Originally posted by honey bo bo Was the Vinyl Era ever really over?
I think it was, at some point in the 1990s, but then again it would be foolish to say that it ended with the sale of the first audio CD. But as with film, there came
a point at which another medium became absolutely and overwhelmingly dominant. Until 2005 I was dating someone whose father built valve amplifiers for sale, but that doesn't mean the valve era is still going; IMO that ended with the widespread manufacture of pocket transistor radios.
If technological civilisation ever collapses, we will still have gramophone players and will still be able to play vinyl.
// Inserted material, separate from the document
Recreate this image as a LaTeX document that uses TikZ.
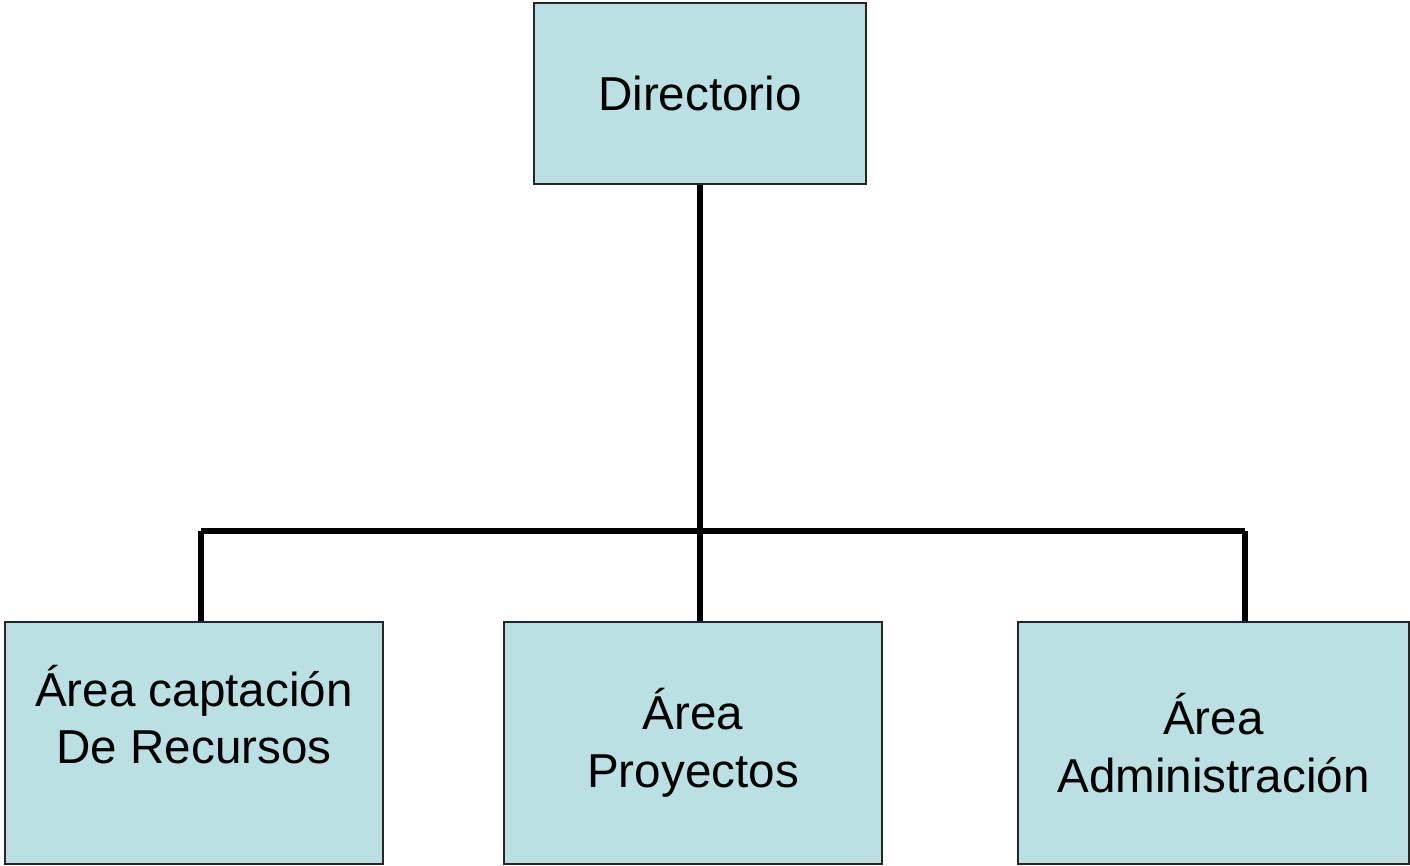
\documentclass[tikz,border=0pt]{standalone}
\usepackage{fontspec}
\setmainfont{Liberation Sans}
\usetikzlibrary{arrows}
\definecolor{caja}{RGB}{187,224,227}

\begin{document}
\begin{tikzpicture}[x=1pt,y=1pt]
\tikzstyle{area}=[draw=black!85,line width=0.9pt,fill=caja,align=center,inner sep=0pt,font=\fontsize{23.8}{28.8}\selectfont]
\tikzstyle{op}=[line width=3pt]
\useasboundingbox (0,0) rectangle (705,433);
\node (1) at (350,386.25) [area,minimum width=166pt,minimum height=90.5pt]{Directorio};
\node (2) at (97,61.5) [area,minimum width=189pt,minimum height=121pt]{Área captación\\De Recursos\\ };
\node (3) at (346.5,61.5) [area,minimum width=189pt,minimum height=121pt]{Área\\Proyectos};
\node (4) at (606.75,61.5) [area,minimum width=195.5pt,minimum height=121pt]{Área\\Administración};
\coordinate (5) at (100.5,167.5);
\coordinate (6) at (622.5,167.5);

\draw[op] (1.south) -- (1.south |- 3.north);
\draw[op] (5) -- (6);
\draw[op] (5) -- (5 |- 2.north);
\draw[op] (6) -- (6 |- 4.north);
\end{tikzpicture}
\end{document}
Whether we would still be able to take pictures depends on how far back the collapse took us; 35mm B&W film is easily the province of a late 19th century tech base that knew exactly how to make it, but a collapse back to the pre-industrial era would be a different matter.
I thought film was imminently doomed in late 2010, and I am not at all sorry today to have been proved wrong.
ETA: The more film we use, the more profitable it remains to manufacture it and the longer we will have it. I think the current resurgence has probably extended the life of film by a few years yet; this was not something that had been expected, and for Kodak (for example) to even TALK of bringing Ektachrome back means (to me) that it perceives a future for the medium as a whole. As it is, we currently have Kodak producing both Tmax and TriX in 400 speed, Ilford (in the broadest sense, as Harman Technologies) producing two separate brand lines of film (Ilford and Kentmere), Foma producing its films under two separate brands... to me this indicates strength and a good future, at least in the black and white world. Colour is perhaps more problematic, and I think slides will probably go before print film does.
If there is any era that is almost certainly dead beyond redemption or revival, it is the Kodachrome era. And I dare the film companies to prove me wrong.